I have created this statement in access 2003
SELECT COUNT(*)
FROM TABLEA
WHERE NOT EXISTS(SELECT * FROM TABLEB);
Does this statement helps to check if the records in table A is the same as table b? TABLEA is the new table of table b and i want to make sure that all records from table b are in table A.
Secondly i have this table TABLEC. How can i check if there are duplicate records, meaning all the fields values are the same, in TABLEC?
The answer is: No, your query does not make sense.

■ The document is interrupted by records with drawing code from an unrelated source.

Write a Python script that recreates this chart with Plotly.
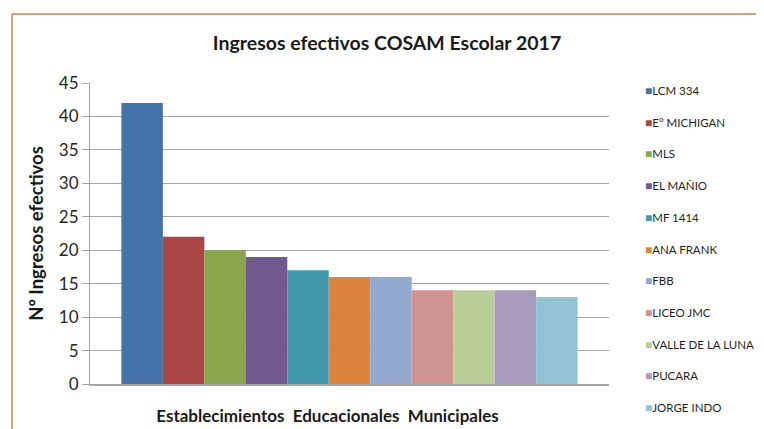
import plotly.graph_objects as go

category = ["Establecimientos  Educacionales  Municipales"]
schools = ["LCM 334", "E° MICHIGAN", "MLS", "EL MAÑIO", "MF 1414", "ANA FRANK",
           "FBB", "LICEO JMC", "VALLE DE LA LUNA", "PUCARA", "JORGE INDO"]
values = [42, 22, 20, 19, 17, 16, 16, 14, 14, 14, 13]
colors = ["#4572A7", "#AA4643", "#89A54E", "#71588F", "#4198AF", "#DB843D",
          "#93A9CF", "#D19392", "#B9CD96", "#A99BBD", "#91C3D5"]

FONT = "Lato, 'Open Sans', sans-serif"

fig = go.Figure()
for name, v, c in zip(schools, values, colors):
    fig.add_trace(go.Bar(x=category, y=[v], name=name, showlegend=False,
                         marker=dict(color=c, line=dict(width=0))))
# legend entries: small colour square inside the label text
for name, v, c in zip(schools, values, colors):
    fig.add_trace(go.Scatter(x=category, y=[0], mode="markers", hoverinfo="skip",
                             marker=dict(size=0, opacity=0, color="rgba(0,0,0,0)"),
                             name=f"<span style='color:{c};font-size:12px'>■</span>{name}",
                             legendgroup=name))

# page body has an 8px offset in the viewer
OFF = 8
W, H = 764 - OFF, 429 - OFF
ml, mr, mt, mb = 90 - OFF, 764 - 609, 83 - OFF, 429 - 384
pw, ph = W - ml - mr, H - mt - mb
bx = (12 - OFF - ml) / pw
by = 1 + (mt - (14 - OFF)) / ph

fig.update_layout(
    width=W, height=H,
    margin=dict(l=ml, r=mr, t=mt, b=mb, autoexpand=False),
    paper_bgcolor="white", plot_bgcolor="white",
    barmode="group", bargap=0.121, bargroupgap=0,
    font=dict(family=FONT, color="#262626"),
    title=dict(text="<b>Ingresos efectivos COSAM Escolar 2017</b>", x=(387 - OFF) / W, xanchor="center",
               y=1 - (43 - OFF) / H, yanchor="middle", font=dict(size=19.5, color="#1a1a1a")),
    legend=dict(x=(605 - OFF - ml) / pw, xanchor="left", y=1.0 + 7 / ph, yanchor="top",
                font=dict(size=11.5, color="#1f1f1f"), tracegroupgap=12.7, maxheight=400,
                itemwidth=30, bgcolor="rgba(0,0,0,0)"),
    shapes=[
        dict(type="line", xref="paper", yref="paper", x0=bx, x1=bx, y0=-0.3, y1=by,
             line=dict(color="#C8804F", width=1.5)),
        dict(type="line", xref="paper", yref="paper", x0=bx, x1=1.5, y0=by, y1=by,
             line=dict(color="#C8804F", width=1.5)),
    ],
)
fig.update_yaxes(range=[0, 45], dtick=5, showgrid=True, gridcolor="#A6A6A6", gridwidth=1,
                 showline=True, linecolor="#A6A6A6", linewidth=1,
                 ticks="outside", ticklen=7, tickcolor="#A6A6A6",
                 tickfont=dict(size=17, color="#262626"), automargin=False,
                 title=dict(text="<b>Nº Ingresos efectivos</b>", font=dict(size=18.5, color="#1a1a1a"),
                            standoff=10),
                 zeroline=False)
fig.update_xaxes(showline=True, linecolor="#A6A6A6", linewidth=1.5, automargin=False,
                 tickfont=dict(size=17, color="#1a1a1a"), ticklabelstandoff=16,
                 ticklabelshift=-22,
                 tickprefix="<b>", ticksuffix="</b>")

fig.write_html("out.html")
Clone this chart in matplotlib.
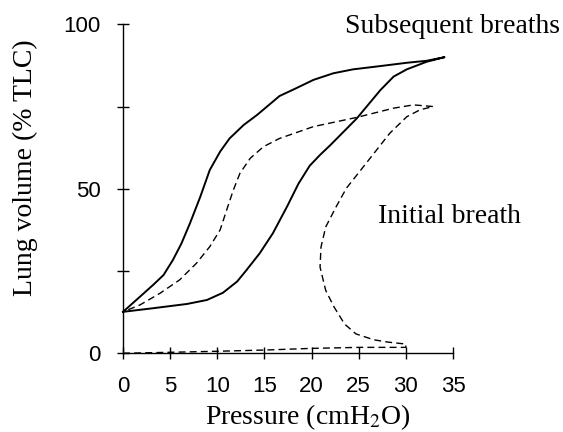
import matplotlib
matplotlib.use('Agg')
import matplotlib.pyplot as plt

# Subsequent breaths (solid loop): inflation limb then deflation limb
sub_infl_p = [0, 3.2, 6.8, 8.9, 10.6, 12.1, 13.1, 14.5, 15.9, 17.4, 18.6, 19.8, 20.9, 22.0,
              24.8, 27.3, 28.7, 30.1, 32.2, 34.1]
sub_infl_v = [12.6, 13.7, 15.0, 16.2, 18.4, 21.8, 25.3, 30.4, 36.5, 44.6, 51.5, 57.0, 60.3, 63.3,
              71.4, 80.0, 84.1, 86.3, 88.6, 90.0]
sub_defl_p = [34.1, 32.2, 30.1, 27.3, 24.4, 22.3, 20.2, 18.1, 16.6, 15.9, 14.2, 12.8, 11.3, 10.3,
              9.2, 8.2, 7.1, 6.2, 5.3, 4.3, 3.2, 1.8, 0]
sub_defl_v = [90.0, 88.9, 88.3, 87.3, 86.3, 85.1, 83.1, 80.2, 78.2, 76.5, 72.4, 69.4, 65.3, 61.3,
              55.7, 47.6, 39.5, 33.4, 28.4, 23.8, 20.8, 17.2, 12.6]

# Initial breath (dashed loop)
ini_infl_p = [0, 9.8, 15.2, 20.1, 25.1, 30.0, 30.0, 28.1, 26.6, 24.7, 23.5, 22.4, 21.5, 20.9,
              21.0, 21.5, 22.6, 23.7, 25.8, 28.3, 30.1, 31.5, 32.9]
ini_infl_v = [0, 0.6, 1.0, 1.5, 1.8, 1.8, 2.8, 3.4, 4.1, 5.9, 8.9, 14.0, 19.1, 26.2,
              32.3, 38.4, 44.5, 50.2, 57.8, 66.9, 71.9, 74.0, 75.0]
ini_defl_p = [32.9, 30.8, 28.7, 24.8, 20.2, 16.6, 14.9, 13.5, 12.4, 11.7, 11.0, 10.3, 9.2, 7.8,
              6.0, 3.9, 1.8, 0]
ini_defl_v = [75.0, 75.5, 74.5, 71.7, 68.9, 65.3, 62.8, 59.3, 54.7, 49.6, 43.6, 37.5, 32.4, 27.4,
              22.3, 18.2, 14.7, 12.6]

x_ticks = [0, 5, 10, 15, 20, 25, 30, 35]
y_ticks = [0, 25, 50, 75, 100]
y_ticklabels = ['0', '', '50', '', '100']

plt.rcParams['mathtext.fontset'] = 'stix'
SERIF = 'Liberation Serif'
SANS = 'Liberation Sans'

fig = plt.figure(figsize=(5.63, 4.32), dpi=100)
ax = fig.add_axes([0.2185, 0.1822, 0.8046 - 0.2185, 0.9438 - 0.1822])

ax.plot(sub_infl_p + sub_defl_p[1:], sub_infl_v + sub_defl_v[1:], color='black', lw=1.4,
        solid_joinstyle='round', clip_on=False)
ax.plot(ini_infl_p + ini_defl_p[1:], ini_infl_v + ini_defl_v[1:], color='black', lw=1.0,
        linestyle=(0, (5, 3)), clip_on=False)

ax.set_xlim(0, 35)
ax.set_ylim(0, 100)
for s in ['top', 'right']:
    ax.spines[s].set_visible(False)
for s in ['left', 'bottom']:
    ax.spines[s].set_linewidth(1.0)

ax.set_xticks(x_ticks)
ax.set_yticks(y_ticks)
ax.set_yticklabels(y_ticklabels)
ax.tick_params(direction='inout', length=8, width=1.0, pad=12, labelsize=16)
for lbl in ax.get_xticklabels() + ax.get_yticklabels():
    lbl.set_fontfamily(SANS)

ax.text(23.5, 97.4, 'Subsequent breaths', fontsize=20, family=SERIF, va='baseline', ha='left',
        clip_on=False)
ax.text(27.0, 39.6, 'Initial breath', fontsize=20, family=SERIF, va='baseline', ha='left')

fig.text(307.5 / 563, 1 - 424 / 432, 'Pressure (cmH$_2$O)', fontsize=20, family=SERIF,
         ha='center', va='baseline')
fig.text(25 / 563, 1 - 168 / 432, 'Lung volume (% TLC)', fontsize=20, family=SERIF,
         ha='center', va='center', rotation=90)

fig.savefig('out.png', dpi=100)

To tell whether two records are 'same', you have to define the term 'equal'. Should all fields be equal? Or only certain fields?

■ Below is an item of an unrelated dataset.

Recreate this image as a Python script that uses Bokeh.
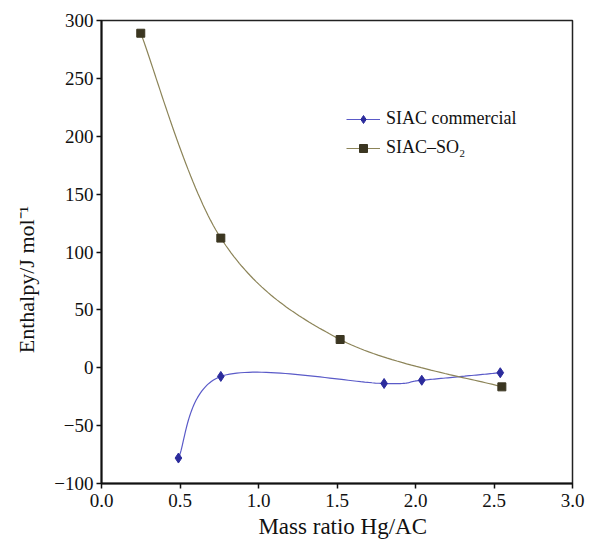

If you have two Tables TableA
and TableB
and they have two fields 'A' and 'B', then this statement finds all records which exist in both tables:
select distinct TableA.*
from TableA
join TableB
on TableA.A = TableB.A
and TableA.B = TableB.B
Or
select *
from TableA
where exists (
select 1
From TableB
where TableA.A = TableB.A
and TableA.B = TableB.B
)
Edit: User 10e5x pointed out that his table contains NULL values. So the comparison per field has to be a bit more complicated to compensate the NULL comparison caveats.

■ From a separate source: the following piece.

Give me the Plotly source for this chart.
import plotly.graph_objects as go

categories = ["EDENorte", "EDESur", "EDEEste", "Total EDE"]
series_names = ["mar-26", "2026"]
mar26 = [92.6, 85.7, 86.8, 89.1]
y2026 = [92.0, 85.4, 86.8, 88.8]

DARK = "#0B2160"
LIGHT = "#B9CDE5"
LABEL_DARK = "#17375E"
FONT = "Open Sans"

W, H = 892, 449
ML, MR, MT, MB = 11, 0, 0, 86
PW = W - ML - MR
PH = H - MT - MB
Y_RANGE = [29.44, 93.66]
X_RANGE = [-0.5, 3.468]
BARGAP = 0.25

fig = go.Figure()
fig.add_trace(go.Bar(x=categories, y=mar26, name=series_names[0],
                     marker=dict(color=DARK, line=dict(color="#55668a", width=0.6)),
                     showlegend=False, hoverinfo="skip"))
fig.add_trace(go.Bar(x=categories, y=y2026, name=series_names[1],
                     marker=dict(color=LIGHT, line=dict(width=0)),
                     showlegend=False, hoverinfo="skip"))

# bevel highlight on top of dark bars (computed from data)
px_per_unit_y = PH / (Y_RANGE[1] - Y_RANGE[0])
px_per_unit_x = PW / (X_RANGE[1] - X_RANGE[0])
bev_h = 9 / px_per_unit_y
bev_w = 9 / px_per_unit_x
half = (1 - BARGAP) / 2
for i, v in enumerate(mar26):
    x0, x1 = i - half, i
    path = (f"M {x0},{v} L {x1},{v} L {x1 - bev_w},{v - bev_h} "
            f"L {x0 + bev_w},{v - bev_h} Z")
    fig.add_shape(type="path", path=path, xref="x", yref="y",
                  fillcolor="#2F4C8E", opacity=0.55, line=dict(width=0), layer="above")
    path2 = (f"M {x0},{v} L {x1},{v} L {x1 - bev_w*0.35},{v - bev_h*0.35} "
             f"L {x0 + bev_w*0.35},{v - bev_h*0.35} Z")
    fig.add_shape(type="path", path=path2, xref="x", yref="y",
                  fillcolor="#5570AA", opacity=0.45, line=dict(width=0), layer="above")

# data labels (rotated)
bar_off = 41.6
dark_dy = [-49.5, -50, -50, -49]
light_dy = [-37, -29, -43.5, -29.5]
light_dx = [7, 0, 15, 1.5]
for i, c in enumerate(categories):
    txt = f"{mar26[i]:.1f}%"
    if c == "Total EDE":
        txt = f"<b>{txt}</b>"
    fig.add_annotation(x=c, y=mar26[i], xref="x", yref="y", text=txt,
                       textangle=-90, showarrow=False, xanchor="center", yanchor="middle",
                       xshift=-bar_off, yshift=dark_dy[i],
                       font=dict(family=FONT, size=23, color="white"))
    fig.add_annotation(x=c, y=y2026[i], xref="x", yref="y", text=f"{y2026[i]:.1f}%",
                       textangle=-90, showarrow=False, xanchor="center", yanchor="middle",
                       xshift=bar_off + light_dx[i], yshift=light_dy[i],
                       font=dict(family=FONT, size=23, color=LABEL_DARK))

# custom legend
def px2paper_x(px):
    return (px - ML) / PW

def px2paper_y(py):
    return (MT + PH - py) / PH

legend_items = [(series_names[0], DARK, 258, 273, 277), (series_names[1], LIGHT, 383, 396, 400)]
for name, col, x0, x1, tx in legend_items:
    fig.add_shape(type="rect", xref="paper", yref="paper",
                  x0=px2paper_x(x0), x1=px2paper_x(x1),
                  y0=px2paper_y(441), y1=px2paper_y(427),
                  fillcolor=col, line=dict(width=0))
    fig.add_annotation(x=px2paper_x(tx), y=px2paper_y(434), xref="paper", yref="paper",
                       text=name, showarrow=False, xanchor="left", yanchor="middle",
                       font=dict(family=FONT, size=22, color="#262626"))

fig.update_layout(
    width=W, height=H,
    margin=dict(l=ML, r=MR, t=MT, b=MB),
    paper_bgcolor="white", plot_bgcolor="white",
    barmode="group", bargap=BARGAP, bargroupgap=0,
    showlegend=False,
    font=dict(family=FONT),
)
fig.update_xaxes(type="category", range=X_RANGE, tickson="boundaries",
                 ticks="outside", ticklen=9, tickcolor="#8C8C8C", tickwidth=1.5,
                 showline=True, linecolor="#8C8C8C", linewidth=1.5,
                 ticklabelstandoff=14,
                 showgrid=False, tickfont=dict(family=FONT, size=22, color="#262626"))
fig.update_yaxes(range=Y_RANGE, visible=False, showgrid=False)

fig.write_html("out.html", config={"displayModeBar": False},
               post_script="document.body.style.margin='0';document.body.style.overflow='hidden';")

I will just give the WHERE
part:
where TableA.A = TableB.A or coalesce (TableA.A, TableB.A) is NULL
and TableA.B = TableB.B or coalesce (TableA.B, TableB.B) is NULL
The function coalesce(a,b,c...)
returns the leftmost non NULL value, hence
coalesce (A,B) is NULL
-- is equal to
A is NULL and B is NULL
Note: This tricky coding is a reason why you should avoid NULL values in columns which are used for comparison.